The request
Pull out of the data below the stretch of lines bounded by the one containing "Reproduce this chart with Plotly." and the one containing "spring_yerr = [0.0064, 0.0040, 0.0041, 0.0065, 0.0070, 0.0090]", both bounds included, unchanged.

Recorded information
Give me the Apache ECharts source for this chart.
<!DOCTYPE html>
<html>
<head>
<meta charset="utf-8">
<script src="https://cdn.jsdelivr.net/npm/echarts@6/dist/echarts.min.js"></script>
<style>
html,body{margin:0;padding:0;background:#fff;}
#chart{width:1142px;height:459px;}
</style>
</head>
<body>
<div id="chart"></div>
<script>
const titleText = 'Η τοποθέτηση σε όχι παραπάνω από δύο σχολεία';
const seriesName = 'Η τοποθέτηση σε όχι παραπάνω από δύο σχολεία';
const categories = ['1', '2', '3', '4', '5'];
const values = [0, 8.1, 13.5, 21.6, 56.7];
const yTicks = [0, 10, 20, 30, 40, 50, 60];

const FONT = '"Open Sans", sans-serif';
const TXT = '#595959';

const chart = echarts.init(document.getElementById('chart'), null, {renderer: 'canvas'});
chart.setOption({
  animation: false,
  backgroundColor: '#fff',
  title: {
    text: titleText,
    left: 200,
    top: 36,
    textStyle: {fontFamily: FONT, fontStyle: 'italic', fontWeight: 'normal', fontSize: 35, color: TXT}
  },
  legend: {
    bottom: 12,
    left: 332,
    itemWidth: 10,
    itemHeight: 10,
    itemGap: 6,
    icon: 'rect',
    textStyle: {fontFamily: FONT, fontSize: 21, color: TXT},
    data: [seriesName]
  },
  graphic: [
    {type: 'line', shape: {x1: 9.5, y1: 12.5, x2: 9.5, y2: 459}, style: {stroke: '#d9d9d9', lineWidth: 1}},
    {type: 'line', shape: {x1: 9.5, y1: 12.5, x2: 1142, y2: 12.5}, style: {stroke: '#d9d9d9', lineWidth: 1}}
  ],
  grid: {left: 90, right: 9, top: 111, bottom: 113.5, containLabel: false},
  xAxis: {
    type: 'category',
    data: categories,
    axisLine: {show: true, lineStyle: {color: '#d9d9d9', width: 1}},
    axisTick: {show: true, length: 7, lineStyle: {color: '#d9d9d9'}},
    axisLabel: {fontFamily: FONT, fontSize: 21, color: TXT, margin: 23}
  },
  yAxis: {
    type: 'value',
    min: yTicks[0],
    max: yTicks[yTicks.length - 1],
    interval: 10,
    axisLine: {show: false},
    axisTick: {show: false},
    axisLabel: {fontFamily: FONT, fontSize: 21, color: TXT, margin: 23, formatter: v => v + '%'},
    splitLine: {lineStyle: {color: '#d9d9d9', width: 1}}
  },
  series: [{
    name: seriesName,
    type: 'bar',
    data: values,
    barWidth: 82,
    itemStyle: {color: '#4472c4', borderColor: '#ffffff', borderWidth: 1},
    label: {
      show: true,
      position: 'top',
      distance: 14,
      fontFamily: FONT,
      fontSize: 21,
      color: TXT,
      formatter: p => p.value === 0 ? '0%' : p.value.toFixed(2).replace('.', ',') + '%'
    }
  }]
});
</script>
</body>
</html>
...
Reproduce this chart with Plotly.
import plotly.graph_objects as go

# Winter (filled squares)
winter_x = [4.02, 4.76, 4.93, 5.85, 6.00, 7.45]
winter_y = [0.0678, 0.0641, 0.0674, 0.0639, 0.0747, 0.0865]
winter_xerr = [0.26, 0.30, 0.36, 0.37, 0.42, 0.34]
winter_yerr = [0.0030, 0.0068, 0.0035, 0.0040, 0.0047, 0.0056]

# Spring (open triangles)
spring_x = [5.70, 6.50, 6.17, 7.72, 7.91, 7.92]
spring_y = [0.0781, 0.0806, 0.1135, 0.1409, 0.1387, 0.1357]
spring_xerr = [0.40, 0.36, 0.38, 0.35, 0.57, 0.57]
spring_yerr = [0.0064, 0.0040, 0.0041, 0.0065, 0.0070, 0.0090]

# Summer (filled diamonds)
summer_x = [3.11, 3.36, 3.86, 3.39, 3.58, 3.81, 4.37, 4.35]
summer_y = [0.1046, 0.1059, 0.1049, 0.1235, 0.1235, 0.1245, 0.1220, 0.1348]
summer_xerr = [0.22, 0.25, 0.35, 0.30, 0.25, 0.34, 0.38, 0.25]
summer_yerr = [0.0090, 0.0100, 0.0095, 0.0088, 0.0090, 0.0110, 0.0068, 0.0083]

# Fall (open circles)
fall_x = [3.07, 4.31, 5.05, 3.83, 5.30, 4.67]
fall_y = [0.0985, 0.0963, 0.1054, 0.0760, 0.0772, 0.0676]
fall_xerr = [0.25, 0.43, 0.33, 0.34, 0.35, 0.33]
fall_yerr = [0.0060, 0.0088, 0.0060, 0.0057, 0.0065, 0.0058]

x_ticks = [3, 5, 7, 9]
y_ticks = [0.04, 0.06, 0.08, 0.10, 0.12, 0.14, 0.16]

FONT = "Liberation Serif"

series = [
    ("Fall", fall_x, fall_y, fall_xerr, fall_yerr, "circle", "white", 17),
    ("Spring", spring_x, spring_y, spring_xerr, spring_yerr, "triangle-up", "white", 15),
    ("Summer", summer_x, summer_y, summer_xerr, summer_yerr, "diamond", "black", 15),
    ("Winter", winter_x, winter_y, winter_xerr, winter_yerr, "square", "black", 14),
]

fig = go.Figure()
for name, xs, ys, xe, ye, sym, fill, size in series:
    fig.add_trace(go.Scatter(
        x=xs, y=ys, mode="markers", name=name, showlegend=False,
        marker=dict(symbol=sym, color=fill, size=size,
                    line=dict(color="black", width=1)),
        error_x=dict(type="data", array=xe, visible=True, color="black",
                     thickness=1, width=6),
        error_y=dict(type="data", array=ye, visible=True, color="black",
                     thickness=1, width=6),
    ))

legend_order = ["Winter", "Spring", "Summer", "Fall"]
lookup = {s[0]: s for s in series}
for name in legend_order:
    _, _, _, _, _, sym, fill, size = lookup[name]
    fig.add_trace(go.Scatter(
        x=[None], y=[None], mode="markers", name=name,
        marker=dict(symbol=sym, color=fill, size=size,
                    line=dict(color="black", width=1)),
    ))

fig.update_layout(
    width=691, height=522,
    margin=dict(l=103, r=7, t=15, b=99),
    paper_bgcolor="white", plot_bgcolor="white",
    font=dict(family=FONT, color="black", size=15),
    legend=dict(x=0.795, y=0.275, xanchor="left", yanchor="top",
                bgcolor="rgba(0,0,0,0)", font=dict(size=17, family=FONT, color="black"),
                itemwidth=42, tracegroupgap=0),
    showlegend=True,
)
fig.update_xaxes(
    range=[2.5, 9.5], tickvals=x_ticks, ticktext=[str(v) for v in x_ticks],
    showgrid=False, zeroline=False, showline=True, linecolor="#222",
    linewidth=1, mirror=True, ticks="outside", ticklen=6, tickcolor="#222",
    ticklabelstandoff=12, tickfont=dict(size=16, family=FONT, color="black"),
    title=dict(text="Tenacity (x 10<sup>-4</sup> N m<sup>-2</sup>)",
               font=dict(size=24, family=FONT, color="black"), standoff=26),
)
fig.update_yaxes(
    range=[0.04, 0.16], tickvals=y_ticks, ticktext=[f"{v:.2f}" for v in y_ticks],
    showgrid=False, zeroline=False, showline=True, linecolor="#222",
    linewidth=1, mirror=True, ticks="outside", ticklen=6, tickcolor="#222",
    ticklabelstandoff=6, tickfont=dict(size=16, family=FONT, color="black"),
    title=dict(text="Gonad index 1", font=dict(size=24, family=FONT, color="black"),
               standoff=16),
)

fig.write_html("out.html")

Correct result
Reproduce this chart with Plotly.
import plotly.graph_objects as go

# Winter (filled squares)
winter_x = [4.02, 4.76, 4.93, 5.85, 6.00, 7.45]
winter_y = [0.0678, 0.0641, 0.0674, 0.0639, 0.0747, 0.0865]
winter_xerr = [0.26, 0.30, 0.36, 0.37, 0.42, 0.34]
winter_yerr = [0.0030, 0.0068, 0.0035, 0.0040, 0.0047, 0.0056]

# Spring (open triangles)
spring_x = [5.70, 6.50, 6.17, 7.72, 7.91, 7.92]
spring_y = [0.0781, 0.0806, 0.1135, 0.1409, 0.1387, 0.1357]
spring_xerr = [0.40, 0.36, 0.38, 0.35, 0.57, 0.57]
spring_yerr = [0.0064, 0.0040, 0.0041, 0.0065, 0.0070, 0.0090]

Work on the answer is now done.